JOB - Repeat the full listing below verbatim and keep the images out.

DATASET EXTRACT -

'''

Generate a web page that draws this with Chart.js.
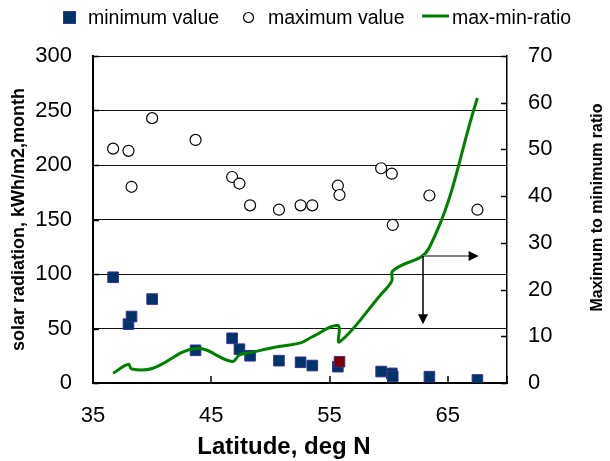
<!DOCTYPE html>
<html>
<head>
<meta charset="utf-8">
<script src="https://cdn.jsdelivr.net/npm/chart.js@4.4.1/dist/chart.umd.min.js"></script>
<style>
  body { margin: 0; background: #fff; }
</style>
</head>
<body>
<canvas id="radChart" width="610" height="461"></canvas>
<script>
// station latitudes, deg N (sorted)
const latitudes = [36.7, 38.0, 38.26, 40.0, 43.67, 46.76, 47.38, 48.28, 50.72, 52.55, 53.54, 55.7, 55.84, 59.36, 60.26, 60.34, 63.44, 67.5];
// monthly solar radiation, kWh/m2,month
const minValues = [97, 54, 61, 77, 30, 41, 31, 25, 20.5, 19, 16, 15, 19.5, 10.5, 8.8, 6.1, 5.8, 2.8];
const maxValues = [215, 213, 180, 243, 223, 189, 183, 163, 159, 163, 163, 181, 172.5, 197, 192, 145, 172, 159];
// max/min ratio as drawn (right axis)
const ratioValues = [2.1, 4.0, 3.0, 3.1, 7.4, 4.6, 6.0, 6.5, 7.8, 8.6, 9.9, 12.3, 8.8, 19.0, 21.8, 24.0, 29.0, 61.0];
const xTicks = [35, 45, 55, 65];
const highlightLat = 55.84; // red marker

// arrow annotation (data units)
const arrowFrom = { lat: 62.9, ratio: 27.2 };
const arrowRightTo = 67.6;   // lat
const arrowDownTo = 54;      // left axis value

const FONT = "'Liberation Sans', Arial, sans-serif";

const toPoints = (vals) => latitudes.map((lat, i) => ({ x: lat, y: vals[i] }));

// inward tick marks, arrows, axis titles, legend
const extras = {
    id: 'extras',
    afterDraw(chart) {
        const ctx = chart.ctx;
        const a = chart.chartArea;
        const x = chart.scales.x, y = chart.scales.y, y2 = chart.scales.y2;
        ctx.save();
        ctx.strokeStyle = '#000';
        ctx.lineWidth = 1.5;
        ctx.beginPath();
        y.ticks.forEach(t => { const p = Math.round(y.getPixelForValue(t.value)) + 0.5; ctx.moveTo(a.left, p); ctx.lineTo(a.left + 6, p); });
        y2.ticks.forEach(t => { const p = Math.round(y2.getPixelForValue(t.value)) + 0.5; ctx.moveTo(a.right - 6, p); ctx.lineTo(a.right, p); });
        xTicks.concat([70]).forEach(v => { const p = Math.round(x.getPixelForValue(v)); ctx.moveTo(p, a.bottom); ctx.lineTo(p, a.bottom - 7); });
        ctx.stroke();

        // arrows
        const ax = x.getPixelForValue(arrowFrom.lat), ay = y2.getPixelForValue(arrowFrom.ratio);
        const rx = x.getPixelForValue(arrowRightTo), dy = y.getPixelForValue(arrowDownTo);
        ctx.strokeStyle = '#808080';
        ctx.lineWidth = 2;
        ctx.beginPath(); ctx.moveTo(ax, ay); ctx.lineTo(rx - 9, ay); ctx.stroke();
        ctx.strokeStyle = '#000';
        ctx.lineWidth = 1.5;
        ctx.beginPath(); ctx.moveTo(ax, ay); ctx.lineTo(ax, dy - 9); ctx.stroke();
        ctx.fillStyle = '#000';
        ctx.beginPath(); ctx.moveTo(rx, ay); ctx.lineTo(rx - 10, ay - 5); ctx.lineTo(rx - 10, ay + 5); ctx.closePath(); ctx.fill();
        ctx.beginPath(); ctx.moveTo(ax, dy); ctx.lineTo(ax - 5, dy - 10); ctx.lineTo(ax + 5, dy - 10); ctx.closePath(); ctx.fill();

        // x axis title (sits a little left of centre)
        ctx.font = 'bold 24px ' + FONT;
        ctx.textAlign = 'center';
        ctx.textBaseline = 'middle';
        ctx.fillText('Latitude, deg N', 284, 447);

        // right axis title, reads bottom to top
        ctx.save();
        ctx.translate(598, (a.top + a.bottom) / 2 - 12);
        ctx.rotate(-Math.PI / 2);
        ctx.font = 'bold 16px ' + FONT;
        ctx.fillText('Maximum to minimum ratio', 0, 0);
        ctx.restore();

        // legend
        ctx.font = '19.5px ' + FONT;
        ctx.textBaseline = 'alphabetic';
        ctx.textAlign = 'left';
        ctx.fillStyle = '#003366';
        ctx.strokeStyle = '#333399';
        ctx.lineWidth = 1;
        ctx.fillRect(63.5, 11.5, 12, 12);
        ctx.strokeRect(63.5, 11.5, 12, 12);
        ctx.fillStyle = '#000';
        ctx.fillText('minimum value', 88, 24);
        ctx.beginPath(); ctx.arc(248.5, 17.5, 5, 0, Math.PI * 2);
        ctx.fillStyle = '#fff'; ctx.fill();
        ctx.strokeStyle = '#000'; ctx.lineWidth = 1.2; ctx.stroke();
        ctx.fillStyle = '#000';
        ctx.fillText('maximum value', 268, 24);
        ctx.strokeStyle = '#008000'; ctx.lineWidth = 3;
        ctx.beginPath(); ctx.moveTo(422, 16); ctx.lineTo(449, 16); ctx.stroke();
        ctx.fillText('max-min-ratio', 452, 24);
        ctx.restore();
    }
};

new Chart(document.getElementById('radChart').getContext('2d'), {
    type: 'scatter',
    data: {
        datasets: [{
            label: 'minimum value',
            data: toPoints(minValues),
            yAxisID: 'y',
            pointStyle: 'rect',
            pointRadius: 7.5,
            pointHoverRadius: 7.5,
            pointBackgroundColor: latitudes.map(l => l === highlightLat ? '#800000' : '#003366'),
            pointBorderColor: '#333399',
            pointBorderWidth: 1,
            order: 2
        }, {
            label: 'maximum value',
            data: toPoints(maxValues),
            yAxisID: 'y',
            pointStyle: 'circle',
            pointRadius: 5.5,
            pointBackgroundColor: '#fff',
            pointBorderColor: '#000',
            pointBorderWidth: 1.2,
            order: 1
        }, {
            label: 'max-min-ratio',
            data: toPoints(ratioValues),
            yAxisID: 'y2',
            showLine: true,
            tension: 0.4,
            borderColor: '#008000',
            borderWidth: 3,
            pointRadius: 0,
            order: 0
        }]
    },
    options: {
        responsive: false,
        animation: false,
        layout: { padding: { top: 56, left: 0, right: 0, bottom: 0 } },
        plugins: {
            legend: { display: false },
            tooltip: { enabled: false }
        },
        scales: {
            x: {
                type: 'linear',
                min: 35,
                max: 70,
                afterBuildTicks: (s) => { s.ticks = xTicks.map(v => ({ value: v })); },
                afterFit: (s) => { s.height = 78; },
                grid: { display: false, drawTicks: false },
                border: { color: '#000', width: 2 },
                ticks: { padding: 20, color: '#000', font: { family: FONT, size: 22 } }
            },
            y: {
                position: 'left',
                min: 0,
                max: 300,
                ticks: { stepSize: 50, padding: 21, color: '#000', font: { family: FONT, size: 22 } },
                afterFit: (s) => { s.width = 93; },
                grid: { color: '#111', lineWidth: 1, drawTicks: false },
                border: { color: '#000', width: 2 },
                title: {
                    display: true, text: 'solar radiation, kWh/m2,month', color: '#000',
                    padding: { top: 8, bottom: 0 }, font: { family: FONT, size: 18, weight: 'bold' }
                }
            },
            y2: {
                position: 'right',
                min: 0,
                max: 70,
                ticks: { stepSize: 10, padding: 21, color: '#000', font: { family: FONT, size: 22 } },
                afterFit: (s) => { s.width = 103; },
                grid: { display: false, drawTicks: false },
                border: { color: '#000', width: 1.5 }
            }
        }
    },
    plugins: [extras]
});
</script>
</body>
</html>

'''

COMPLETED EXERCISE -
Generate a web page that draws this with Chart.js.
<!DOCTYPE html>
<html>
<head>
<meta charset="utf-8">
<script src="https://cdn.jsdelivr.net/npm/chart.js@4.4.1/dist/chart.umd.min.js"></script>
<style>
  body { margin: 0; background: #fff; }
</style>
</head>
<body>
<canvas id="radChart" width="610" height="461"></canvas>
<script>
// station latitudes, deg N (sorted)
const latitudes = [36.7, 38.0, 38.26, 40.0, 43.67, 46.76, 47.38, 48.28, 50.72, 52.55, 53.54, 55.7, 55.84, 59.36, 60.26, 60.34, 63.44, 67.5];
// monthly solar radiation, kWh/m2,month
const minValues = [97, 54, 61, 77, 30, 41, 31, 25, 20.5, 19, 16, 15, 19.5, 10.5, 8.8, 6.1, 5.8, 2.8];
const maxValues = [215, 213, 180, 243, 223, 189, 183, 163, 159, 163, 163, 181, 172.5, 197, 192, 145, 172, 159];
// max/min ratio as drawn (right axis)
const ratioValues = [2.1, 4.0, 3.0, 3.1, 7.4, 4.6, 6.0, 6.5, 7.8, 8.6, 9.9, 12.3, 8.8, 19.0, 21.8, 24.0, 29.0, 61.0];
const xTicks = [35, 45, 55, 65];
const highlightLat = 55.84; // red marker

// arrow annotation (data units)
const arrowFrom = { lat: 62.9, ratio: 27.2 };
const arrowRightTo = 67.6;   // lat
const arrowDownTo = 54;      // left axis value

const FONT = "'Liberation Sans', Arial, sans-serif";

const toPoints = (vals) => latitudes.map((lat, i) => ({ x: lat, y: vals[i] }));

// inward tick marks, arrows, axis titles, legend
const extras = {
    id: 'extras',
    afterDraw(chart) {
        const ctx = chart.ctx;
        const a = chart.chartArea;
        const x = chart.scales.x, y = chart.scales.y, y2 = chart.scales.y2;
        ctx.save();
        ctx.strokeStyle = '#000';
        ctx.lineWidth = 1.5;
        ctx.beginPath();
        y.ticks.forEach(t => { const p = Math.round(y.getPixelForValue(t.value)) + 0.5; ctx.moveTo(a.left, p); ctx.lineTo(a.left + 6, p); });
        y2.ticks.forEach(t => { const p = Math.round(y2.getPixelForValue(t.value)) + 0.5; ctx.moveTo(a.right - 6, p); ctx.lineTo(a.right, p); });
        xTicks.concat([70]).forEach(v => { const p = Math.round(x.getPixelForValue(v)); ctx.moveTo(p, a.bottom); ctx.lineTo(p, a.bottom - 7); });
        ctx.stroke();

        // arrows
        const ax = x.getPixelForValue(arrowFrom.lat), ay = y2.getPixelForValue(arrowFrom.ratio);
        const rx = x.getPixelForValue(arrowRightTo), dy = y.getPixelForValue(arrowDownTo);
        ctx.strokeStyle = '#808080';
        ctx.lineWidth = 2;
        ctx.beginPath(); ctx.moveTo(ax, ay); ctx.lineTo(rx - 9, ay); ctx.stroke();
        ctx.strokeStyle = '#000';
        ctx.lineWidth = 1.5;
        ctx.beginPath(); ctx.moveTo(ax, ay); ctx.lineTo(ax, dy - 9); ctx.stroke();
        ctx.fillStyle = '#000';
        ctx.beginPath(); ctx.moveTo(rx, ay); ctx.lineTo(rx - 10, ay - 5); ctx.lineTo(rx - 10, ay + 5); ctx.closePath(); ctx.fill();
        ctx.beginPath(); ctx.moveTo(ax, dy); ctx.lineTo(ax - 5, dy - 10); ctx.lineTo(ax + 5, dy - 10); ctx.closePath(); ctx.fill();

        // x axis title (sits a little left of centre)
        ctx.font = 'bold 24px ' + FONT;
        ctx.textAlign = 'center';
        ctx.textBaseline = 'middle';
        ctx.fillText('Latitude, deg N', 284, 447);

        // right axis title, reads bottom to top
        ctx.save();
        ctx.translate(598, (a.top + a.bottom) / 2 - 12);
        ctx.rotate(-Math.PI / 2);
        ctx.font = 'bold 16px ' + FONT;
        ctx.fillText('Maximum to minimum ratio', 0, 0);
        ctx.restore();

        // legend
        ctx.font = '19.5px ' + FONT;
        ctx.textBaseline = 'alphabetic';
        ctx.textAlign = 'left';
        ctx.fillStyle = '#003366';
        ctx.strokeStyle = '#333399';
        ctx.lineWidth = 1;
        ctx.fillRect(63.5, 11.5, 12, 12);
        ctx.strokeRect(63.5, 11.5, 12, 12);
        ctx.fillStyle = '#000';
        ctx.fillText('minimum value', 88, 24);
        ctx.beginPath(); ctx.arc(248.5, 17.5, 5, 0, Math.PI * 2);
        ctx.fillStyle = '#fff'; ctx.fill();
        ctx.strokeStyle = '#000'; ctx.lineWidth = 1.2; ctx.stroke();
        ctx.fillStyle = '#000';
        ctx.fillText('maximum value', 268, 24);
        ctx.strokeStyle = '#008000'; ctx.lineWidth = 3;
        ctx.beginPath(); ctx.moveTo(422, 16); ctx.lineTo(449, 16); ctx.stroke();
        ctx.fillText('max-min-ratio', 452, 24);
        ctx.restore();
    }
};

new Chart(document.getElementById('radChart').getContext('2d'), {
    type: 'scatter',
    data: {
        datasets: [{
            label: 'minimum value',
            data: toPoints(minValues),
            yAxisID: 'y',
            pointStyle: 'rect',
            pointRadius: 7.5,
            pointHoverRadius: 7.5,
            pointBackgroundColor: latitudes.map(l => l === highlightLat ? '#800000' : '#003366'),
            pointBorderColor: '#333399',
            pointBorderWidth: 1,
            order: 2
        }, {
            label: 'maximum value',
            data: toPoints(maxValues),
            yAxisID: 'y',
            pointStyle: 'circle',
            pointRadius: 5.5,
            pointBackgroundColor: '#fff',
            pointBorderColor: '#000',
            pointBorderWidth: 1.2,
            order: 1
        }, {
            label: 'max-min-ratio',
            data: toPoints(ratioValues),
            yAxisID: 'y2',
            showLine: true,
            tension: 0.4,
            borderColor: '#008000',
            borderWidth: 3,
            pointRadius: 0,
            order: 0
        }]
    },
    options: {
        responsive: false,
        animation: false,
        layout: { padding: { top: 56, left: 0, right: 0, bottom: 0 } },
        plugins: {
            legend: { display: false },
            tooltip: { enabled: false }
        },
        scales: {
            x: {
                type: 'linear',
                min: 35,
                max: 70,
                afterBuildTicks: (s) => { s.ticks = xTicks.map(v => ({ value: v })); },
                afterFit: (s) => { s.height = 78; },
                grid: { display: false, drawTicks: false },
                border: { color: '#000', width: 2 },
                ticks: { padding: 20, color: '#000', font: { family: FONT, size: 22 } }
            },
            y: {
                position: 'left',
                min: 0,
                max: 300,
                ticks: { stepSize: 50, padding: 21, color: '#000', font: { family: FONT, size: 22 } },
                afterFit: (s) => { s.width = 93; },
                grid: { color: '#111', lineWidth: 1, drawTicks: false },
                border: { color: '#000', width: 2 },
                title: {
                    display: true, text: 'solar radiation, kWh/m2,month', color: '#000',
                    padding: { top: 8, bottom: 0 }, font: { family: FONT, size: 18, weight: 'bold' }
                }
            },
            y2: {
                position: 'right',
                min: 0,
                max: 70,
                ticks: { stepSize: 10, padding: 21, color: '#000', font: { family: FONT, size: 22 } },
                afterFit: (s) => { s.width = 103; },
                grid: { display: false, drawTicks: false },
                border: { color: '#000', width: 1.5 }
            }
        }
    },
    plugins: [extras]
});
</script>
</body>
</html>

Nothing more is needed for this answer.